By Leonard Maltin | Leonard Maltin August 11, 2014 at 11:51PM
I felt lucky every time I got to chat with Robin Williams, but when I once said, “I’d love to get inside your brain,” he replied, “Leonard, you don’t want to go there.” It’s a sad fact that many people who possess great gifts are also greatly troubled. Some of them hide it from the world, while others can’t. It’s a crushing blow to learn that this wildly talented man took his own life. How sad for his family and friends, not to mention fans and admirers. We’ve been robbed of his presence and his talent.
The first time I met him was during a press junket for the 1990 drama Awakenings, in which he starred opposite Robert De Niro. At the time, Entertainment Tonight’s modus operandi was to roll tape the minute our interviewee walked in the door, and Robin didn’t disappoint. We used up a 20-minute cassette and afterwards I told my boss that he could have (and should have) used the entire tape, start to finish. It wasn’t just that he was funny: he riffed on everything around him, including me, but he also knew when and how to be serious. He could turn on a dime and change the air in the room.
Other comedians have turned out to be good dramatic actors, but when Williams revealed that facet of his talent it was surprising because his comedy was so manic and spontaneous. People either forgot, or didn’t know, that he had studied at Juilliard under the imposing John Houseman before becoming a street performer in San Francisco. Beyond that, he clearly had a keen insight into human nature: the same observational skills that fueled his comedy enabled him to explore the serious, even darker, side of a character.
I like a lot of his films, from The Fisher King to Aladdin, but two of my favorite performances are in movies that didn’t reach wide audiences.
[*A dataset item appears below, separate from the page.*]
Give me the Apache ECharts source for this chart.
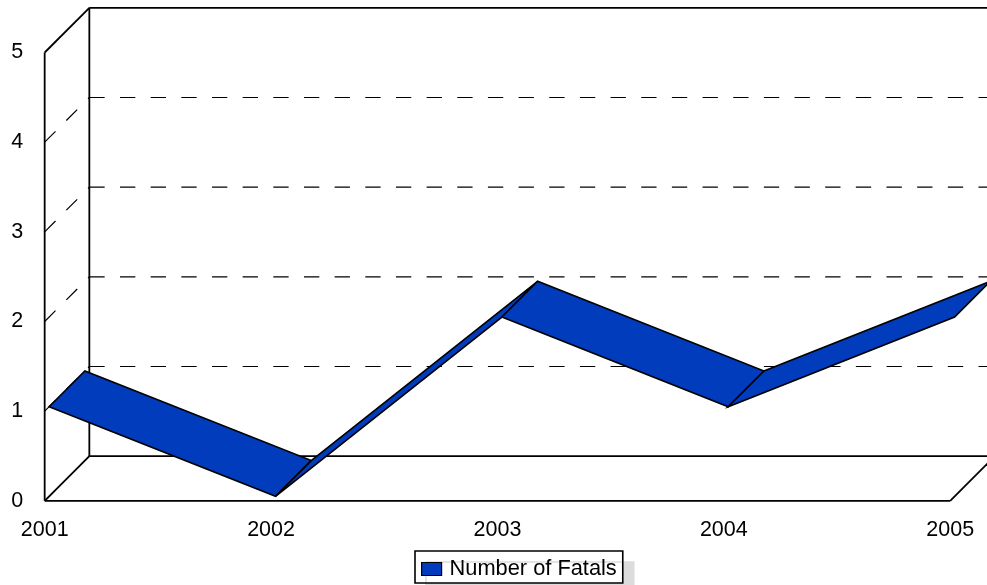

In One Hour Photo (2002) he plays a clerk at the photo-developing counter who takes more than casual interest in his favorite customers. He was so convincing that as I left the theater I kept thinking, “I know that guy.” He also did exceptional work in Bobcat Goldthwait’s dark comedy/satire World’s Greatest Dad (2009) as a failed writer who seizes an opportunity to achieve notoriety following a family tragedy.
I feel devastated by the news of Robin Williams’ death. What a loss it is for all of us who enjoyed him on television, stage, and film. I looked forward to every talk-show appearance he made, because he never let an audience down.
We’ll always be able to see him, thank goodness, but now the experience will be bittersweet.